Recommendations proposed by the Government
Monsoon flooding is not new to Mumbai, the city has had its bad and worse seasons, the latter which really shook it was in 2005. In order to better manage and prevent a similar occurrence, mitigation plans for the future were drawn up. One such plan was established by a Fact Finding committee which was headed by Madhavrao Chitale, who came up with the following recommendations:
- Ensuring that there are no blockages which prevent the free flow of rivers.
- Development of lakes to hold the excess flood waters.
- Improve the living conditions of those who stay in risky areas.
As an initiative to solve this problem in 2016, the Indian Meteorological Department did an analysis on the ‘Rainwater harvesting potential for different locations in the state of Maharashtra.
The summary of the findings were :
1.Rain is the prime source of water for the state.
2.It’s the only way in which one can save water for future use
3.The short duration and high intensity of the rainfall results in it flowing away
4. Rainwater can be captured from the roofs and stored in the reservoirs
5. This water can help with recharging groundwater levels
In the year 2019 the Comptroller and Auditor General of India (CAG) assessed the situation and presented a report to the Brihanmumbai Municipal Corporation (BMC) which suggested:
- The State does not have a disaster management plan in place
- Only 3 out of 45 outfalls have floodgates hence the flow of the storm water flows unchecked
- The drains are designed to treat only 25mm of rain per hour
It’s been over a decade and the numbers have increased, the spaces have decreased, and more vulnerable areas across the city have been found populated that only would magnify the loss, if 2005 were to repeat itself in future. Water can be our best friend and can also turn out to be our worst enemy. Keeping it always on our side entails a deeper understanding of how to harness its power to our advantage, and not be in its path at our vulnerable worst.

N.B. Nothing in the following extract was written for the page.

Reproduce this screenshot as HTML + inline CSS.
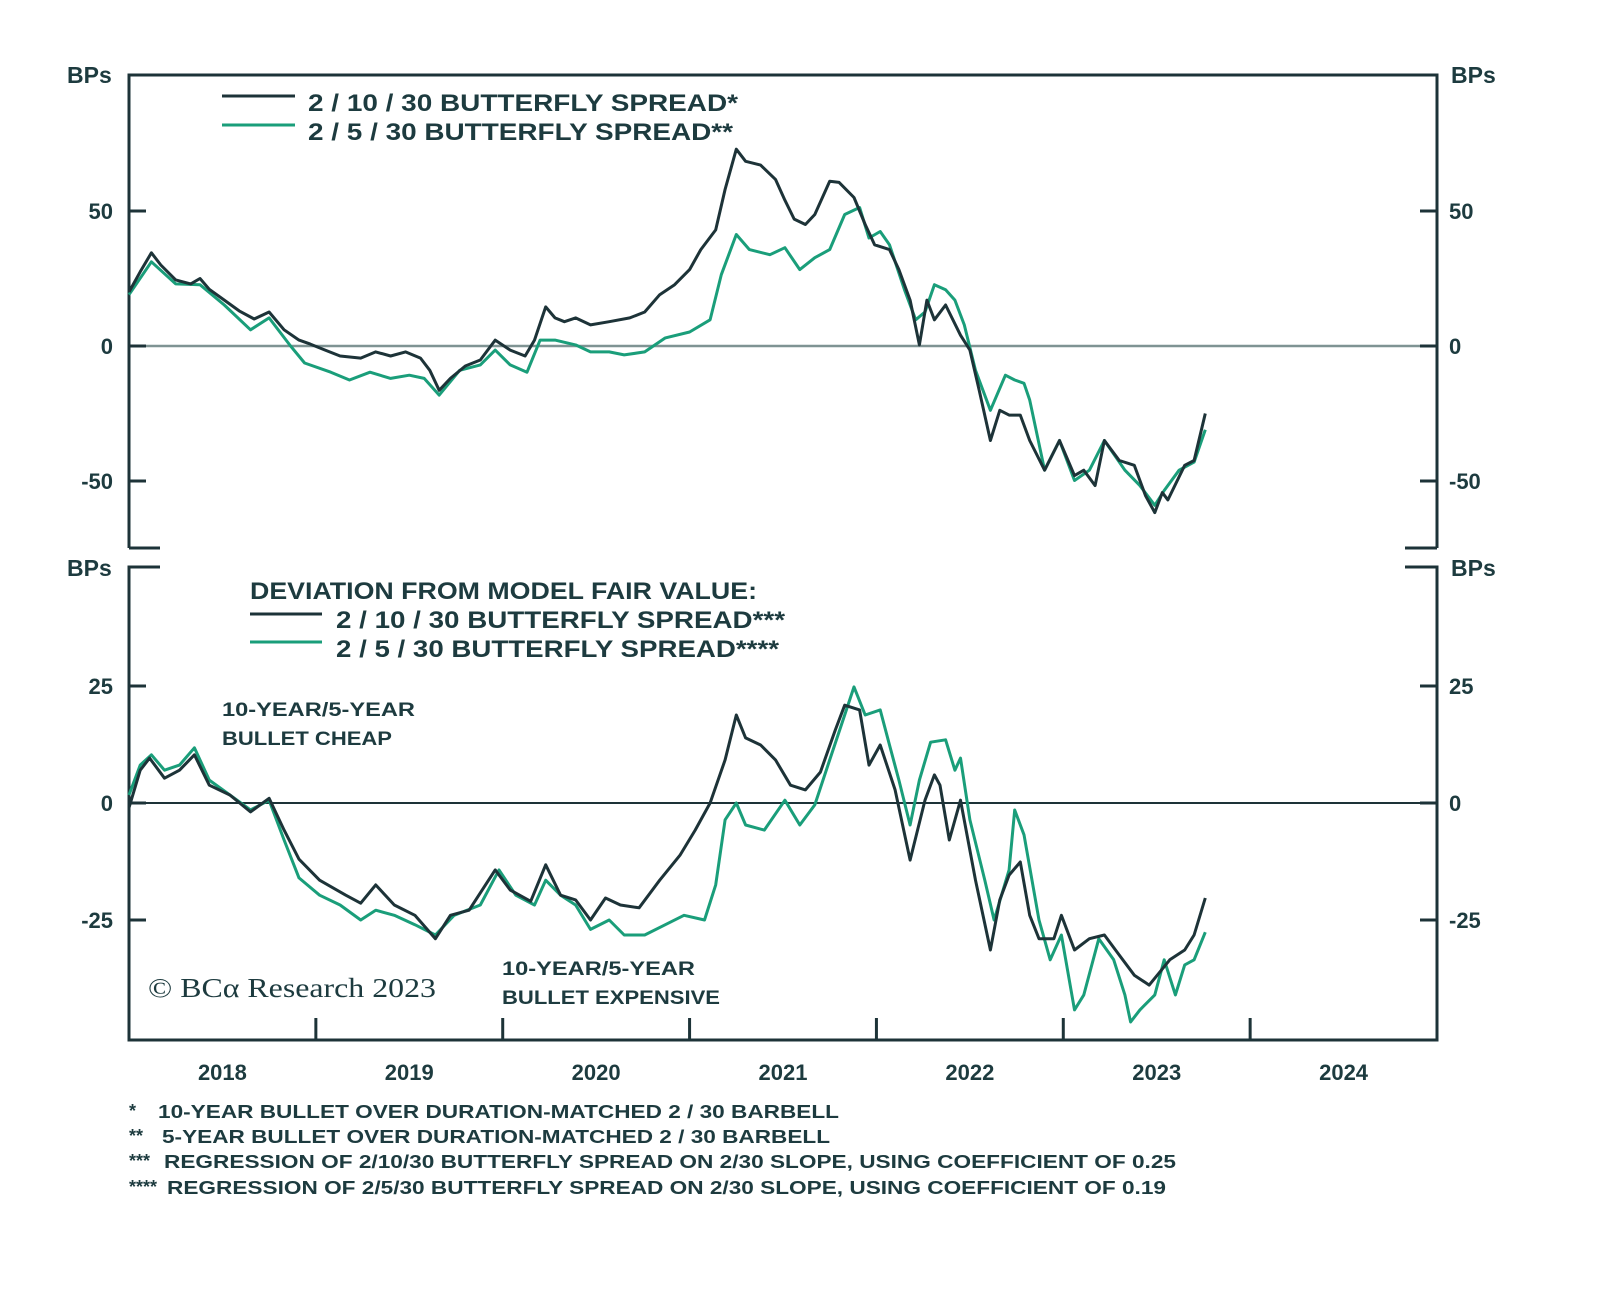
<!DOCTYPE html>
<html><head><meta charset="utf-8"><style>
html,body{margin:0;padding:0;background:#fff;}
svg{display:block;font-family:"Liberation Sans",sans-serif;}
</style></head><body>
<svg id="chart" width="1600" height="1289" viewBox="0 0 1600 1289">
<g id="frame"></g>
<g id="marks"></g>
<g id="texts" fill="#1d3b3f" font-weight="bold">
  <text x="67" y="83" font-size="23">BPs</text>
  <text x="1451" y="83" font-size="23">BPs</text>
  <text x="67" y="576" font-size="23">BPs</text>
  <text x="1451" y="576" font-size="23">BPs</text>
  <g>
    <line x1="222" y1="96" x2="295" y2="96" stroke="#1d3338" stroke-width="3"/>
    <line x1="222" y1="125" x2="295" y2="125" stroke="#1a9e7a" stroke-width="3"/>
    <text x="308" y="111" font-size="24" textLength="430" lengthAdjust="spacingAndGlyphs">2 / 10 / 30 BUTTERFLY SPREAD*</text>
    <text x="308" y="140" font-size="24" textLength="425" lengthAdjust="spacingAndGlyphs">2 / 5 / 30 BUTTERFLY SPREAD**</text>
  </g>
  <g>
    <text x="250" y="599" font-size="24" textLength="507" lengthAdjust="spacingAndGlyphs">DEVIATION FROM MODEL FAIR VALUE:</text>
    <line x1="250" y1="614" x2="322" y2="614" stroke="#1d3338" stroke-width="3"/>
    <line x1="250" y1="642" x2="322" y2="642" stroke="#1a9e7a" stroke-width="3"/>
    <text x="336" y="628" font-size="24" textLength="449" lengthAdjust="spacingAndGlyphs">2 / 10 / 30 BUTTERFLY SPREAD***</text>
    <text x="336" y="657" font-size="24" textLength="443" lengthAdjust="spacingAndGlyphs">2 / 5 / 30 BUTTERFLY SPREAD****</text>
  </g>
  <text x="222" y="716" font-size="19" textLength="193" lengthAdjust="spacingAndGlyphs">10-YEAR/5-YEAR</text>
  <text x="222" y="745" font-size="19" textLength="170" lengthAdjust="spacingAndGlyphs">BULLET CHEAP</text>
  <text x="502" y="975" font-size="19" textLength="193" lengthAdjust="spacingAndGlyphs">10-YEAR/5-YEAR</text>
  <text x="502" y="1004" font-size="19" textLength="218" lengthAdjust="spacingAndGlyphs">BULLET EXPENSIVE</text>
  <text x="148" y="997" font-size="27" font-weight="normal" font-family="Liberation Serif, serif" textLength="288" lengthAdjust="spacingAndGlyphs">© BCα Research 2023</text>
  <g font-size="18">
    <text x="129" y="1117">*</text>
    <text x="158" y="1118" textLength="681" lengthAdjust="spacingAndGlyphs">10-YEAR BULLET OVER DURATION-MATCHED 2 / 30 BARBELL</text>
    <text x="129" y="1142">**</text>
    <text x="162" y="1143" textLength="668" lengthAdjust="spacingAndGlyphs">5-YEAR BULLET OVER DURATION-MATCHED 2 / 30 BARBELL</text>
    <text x="129" y="1167">***</text>
    <text x="164" y="1168" textLength="1012" lengthAdjust="spacingAndGlyphs">REGRESSION OF 2/10/30 BUTTERFLY SPREAD ON 2/30 SLOPE, USING COEFFICIENT OF 0.25</text>
    <text x="129" y="1193">****</text>
    <text x="167" y="1194" textLength="999" lengthAdjust="spacingAndGlyphs">REGRESSION OF 2/5/30 BUTTERFLY SPREAD ON 2/30 SLOPE, USING COEFFICIENT OF 0.19</text>
  </g>
</g>
</svg>
<script>
// ---------- data ----------
const yearLabels = ["2018","2019","2020","2021","2022","2023","2024"];
const topTicks = [50, 0, -50];
const topTickLabels = ["50","0","-50"];
const bottomTicks = [25, 0, -25];
const bottomTickLabels = ["25","0","-25"];

const topBlackDates = [2018.00,2018.06,2018.12,2018.17,2018.25,2018.33,2018.38,2018.43,2018.51,2018.59,2018.67,2018.75,2018.83,2018.91,2018.97,2019.05,2019.13,2019.24,2019.32,2019.40,2019.48,2019.56,2019.61,2019.66,2019.72,2019.80,2019.88,2019.96,2020.04,2020.12,2020.17,2020.23,2020.28,2020.33,2020.39,2020.47,2020.57,2020.68,2020.76,2020.84,2020.92,2021.00,2021.06,2021.14,2021.19,2021.25,2021.30,2021.38,2021.46,2021.51,2021.56,2021.62,2021.67,2021.75,2021.80,2021.88,2021.94,2021.99,2022.07,2022.12,2022.18,2022.23,2022.27,2022.31,2022.37,2022.45,2022.50,2022.55,2022.61,2022.66,2022.71,2022.77,2022.82,2022.90,2022.98,2023.06,2023.11,2023.17,2023.22,2023.30,2023.38,2023.44,2023.49,2023.53,2023.56,2023.65,2023.70,2023.76];
const topBlackValues = [20,27.5,34.5,30,24.5,23,25,21,17,13,10,12.6,6,2.2,0.7,-1.5,-3.7,-4.5,-2.2,-3.7,-2.2,-4.5,-9,-16.4,-12,-7.4,-5.2,2.2,-1.5,-3.7,2.2,14.5,10.4,9,10.4,7.8,9,10.4,12.6,19,22.7,28.3,35.7,43,58,72.9,68.4,67,61.7,54,47,45,48.7,61,60.6,55,45,37.5,35.7,28.3,17,0.4,17,9.7,15.2,4,-1.5,-16.4,-35,-23.8,-25.6,-25.6,-35,-46,-35,-48,-46,-51.7,-35,-42.4,-44.2,-55.4,-61.7,-54.3,-57,-44.2,-42.4,-25];

const topGreenDates = [2018.00,2018.12,2018.25,2018.38,2018.51,2018.65,2018.75,2018.86,2018.94,2019.08,2019.18,2019.29,2019.40,2019.50,2019.58,2019.66,2019.77,2019.88,2019.96,2020.04,2020.13,2020.20,2020.28,2020.39,2020.47,2020.57,2020.65,2020.76,2020.87,2021.00,2021.11,2021.17,2021.25,2021.32,2021.43,2021.51,2021.59,2021.67,2021.75,2021.83,2021.91,2021.96,2022.02,2022.07,2022.15,2022.21,2022.26,2022.31,2022.37,2022.42,2022.47,2022.53,2022.61,2022.69,2022.74,2022.79,2022.82,2022.90,2022.98,2023.06,2023.14,2023.22,2023.33,2023.41,2023.49,2023.54,2023.62,2023.70,2023.76];
const topGreenValues = [19,31.2,23,22.7,15.2,6,10.4,0.4,-6.3,-9.7,-12.6,-9.7,-12,-10.8,-12,-18.2,-9,-7,-1.5,-7,-9.7,2.2,2.2,0.4,-2.2,-2.2,-3.3,-2.2,3,5.2,9.7,26.4,41.3,35.7,33.8,36.4,28.3,32.7,35.7,48.7,51.3,40,42.4,37.5,20.8,9.7,12.6,22.7,20.8,17,7.8,-9,-23.8,-10.8,-12.6,-13.8,-20,-46,-35,-49.8,-46,-35,-46,-51.7,-59,-53.5,-46,-43,-31];

const botBlackDates = [2018.00,2018.06,2018.11,2018.19,2018.27,2018.35,2018.43,2018.54,2018.65,2018.75,2018.83,2018.91,2019.02,2019.16,2019.24,2019.32,2019.42,2019.53,2019.64,2019.72,2019.82,2019.96,2020.04,2020.15,2020.23,2020.31,2020.39,2020.47,2020.55,2020.63,2020.73,2020.84,2020.95,2021.03,2021.11,2021.19,2021.25,2021.30,2021.38,2021.46,2021.54,2021.62,2021.70,2021.78,2021.83,2021.91,2021.96,2022.02,2022.10,2022.18,2022.26,2022.31,2022.34,2022.39,2022.45,2022.53,2022.61,2022.66,2022.71,2022.77,2022.82,2022.87,2022.95,2022.99,2023.06,2023.14,2023.22,2023.30,2023.38,2023.46,2023.57,2023.65,2023.70,2023.76];
const botBlackValues = [-1,7,9.6,5.3,7,10.3,3.8,1.7,-1.9,1,-5.8,-12,-16.5,-19.7,-21.4,-17.5,-21.8,-24,-29,-24,-22.9,-14.3,-18.6,-21,-13.2,-19.7,-20.7,-25,-20.3,-21.8,-22.4,-16.5,-11.1,-5.8,0,9.2,18.8,13.9,12.4,9.2,3.8,2.8,6.6,15.6,20.9,19.9,8.1,12.4,2.8,-12.2,0.6,6,3.8,-7.9,0.6,-16.5,-31.4,-20.7,-15.4,-12.6,-24,-29,-29,-24,-31.4,-29,-28.2,-32.5,-36.8,-38.9,-33.5,-31.4,-28.2,-20.3];

const botGreenDates = [2018.00,2018.06,2018.12,2018.19,2018.27,2018.35,2018.43,2018.54,2018.65,2018.75,2018.83,2018.91,2019.02,2019.13,2019.24,2019.32,2019.42,2019.53,2019.64,2019.74,2019.88,2019.98,2020.07,2020.17,2020.23,2020.31,2020.39,2020.47,2020.57,2020.65,2020.76,2020.87,2020.97,2021.08,2021.14,2021.19,2021.25,2021.30,2021.40,2021.51,2021.59,2021.67,2021.75,2021.83,2021.88,2021.94,2022.02,2022.07,2022.12,2022.18,2022.23,2022.29,2022.37,2022.42,2022.45,2022.50,2022.58,2022.63,2022.71,2022.74,2022.79,2022.87,2022.93,2022.99,2023.06,2023.11,2023.19,2023.27,2023.33,2023.36,2023.41,2023.49,2023.54,2023.60,2023.65,2023.70,2023.76];
const botGreenValues = [1.7,8.1,10.3,7,8.1,11.8,4.9,1.7,-1.5,0.6,-7.9,-16,-19.7,-21.8,-25,-22.9,-24,-26,-28.2,-24,-21.8,-14.3,-19.7,-21.8,-16.5,-19.7,-21.8,-27,-25,-28.2,-28.2,-26,-24,-25,-17.5,-3.6,0,-4.7,-5.8,0.6,-4.7,-0.4,9.2,18.8,24.8,18.8,19.9,12.4,4.9,-4.7,4.9,13,13.5,7,9.6,-3.6,-16.5,-25,-14.3,-1.5,-6.8,-25,-33.5,-28.2,-44.2,-41,-29,-33.5,-41,-46.8,-44.2,-41,-33.5,-41,-34.6,-33.5,-27.6];

// ---------- scales ----------
const X0 = 129, X1 = 1437, T0 = 2018, T1 = 2025;
function xScale(t){ return X0 + (t - T0) / (T1 - T0) * (X1 - X0); }
function yTop(v){ return 346 - v * (135 / 50); }
function yBot(v){ return 803 - v * (117 / 25); }

const NS = "http://www.w3.org/2000/svg";
const frame = document.getElementById('frame');
const marks = document.getElementById('marks');
const texts = document.getElementById('texts');
function mk(tag, attrs, parent){
  const e = document.createElementNS(NS, tag);
  for (const k in attrs) e.setAttribute(k, attrs[k]);
  parent.appendChild(e);
  return e;
}
const AX = "#1d3338";

// top panel frame
let e;
e = mk('path', {d:`M129 548 V75 H1437 V548`, fill:'none', stroke:AX, 'stroke-width':3}, frame);


e = mk('path', {d:`M129 548 H160 M1405 548 H1437`, fill:'none', stroke:AX, 'stroke-width':3}, frame);


// bottom panel frame
e = mk('path', {d:`M160 567 H129 V1040 H1437 V567 H1405`, fill:'none', stroke:AX, 'stroke-width':3}, frame);



// zero lines
e = mk('line', {x1:129, x2:1437, y1:yTop(0), y2:yTop(0), stroke:'#7f9393', 'stroke-width':2.5}, frame);


e = mk('line', {x1:129, x2:1437, y1:yBot(0), y2:yBot(0), stroke:AX, 'stroke-width':2}, frame);



// y ticks
topTicks.forEach((v,i)=>{
  const y = yTop(v);
  const t1 = mk('path', {d:`M129 ${y} H146 M1420 ${y} H1437`, stroke:AX, 'stroke-width':3}, frame);
  
  
  const l = mk('text', {x:113, y:y+8, 'text-anchor':'end', 'font-size':22}, texts);
  l.textContent = topTickLabels[i];
  
  
  const r = mk('text', {x:1449, y:y+8, 'font-size':22}, texts);
  r.textContent = topTickLabels[i];
  
  
});
bottomTicks.forEach((v,i)=>{
  const y = yBot(v);
  const t1 = mk('path', {d:`M129 ${y} H146 M1420 ${y} H1437`, stroke:AX, 'stroke-width':3}, frame);
  
  
  const l = mk('text', {x:113, y:y+8, 'text-anchor':'end', 'font-size':22}, texts);
  l.textContent = bottomTickLabels[i];
  
  
  const r = mk('text', {x:1449, y:y+8, 'font-size':22}, texts);
  r.textContent = bottomTickLabels[i];
  
  
});

// x ticks and labels
yearLabels.forEach((lab,i)=>{
  const t = T0 + i;
  if (i > 0) {
    const tk = mk('line', {x1:xScale(t), x2:xScale(t), y1:1018, y2:1040, stroke:AX, 'stroke-width':3}, frame);
    
    
  }
  const l = mk('text', {x:xScale(t + 0.5), y:1080, 'text-anchor':'middle', 'font-size':22}, texts);
  l.textContent = lab;
  
  
});

function series(dates, vals, yf, color, name){
  const d = dates.map((t,i)=>(i?'L':'M') + xScale(t).toFixed(1) + ' ' + yf(vals[i]).toFixed(1)).join(' ');
  const p = mk('path', {d, fill:'none', stroke:color, 'stroke-width':3, 'stroke-linejoin':'round'}, marks);
  
  
}
series(topGreenDates, topGreenValues, yTop, '#1a9e7a', 'top-series-2-5-30');
series(topBlackDates, topBlackValues, yTop, '#1d3338', 'top-series-2-10-30');
series(botGreenDates, botGreenValues, yBot, '#1a9e7a', 'bottom-series-deviation-2-5-30');
series(botBlackDates, botBlackValues, yBot, '#1d3338', 'bottom-series-deviation-2-10-30');
</script>
</body></html>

Mumbai Monsoon 2021 – A Preview
Unfortunately this year’s monsoon was no different for the Mumbaikars, it brought with it destruction in the form of its floods.
The major causative factors appear to be :
1.The rampant construction takes up free space and the waste generated from this activity clogs up drains and disrupts the drainage system.
2.Furthermore the rivers in Mumbai are no longer what they once were, they have become a dumping ground for waste. And wetlands that once used to form a part of rivers have become a thing of the past making the probability of flooding higher.
3. Another glaring factor that results in these floods is the unchecked deforestation alongside the coastal lines.
The Mumbai Monsoon will return like clockwork in 2022. And the subsequent year. It is hoped that a more comprehensive and inclusive housing plan for the city and upgrading the existing drainage system would bring more security and safety to that part of Maximum City, who has started to dread the monsoons every year, than feel the magic in it. Only time will tell if the careful planning and effective water conservation practices recommended through the years will effectively bring back the magic in the Mumbai Monsoons.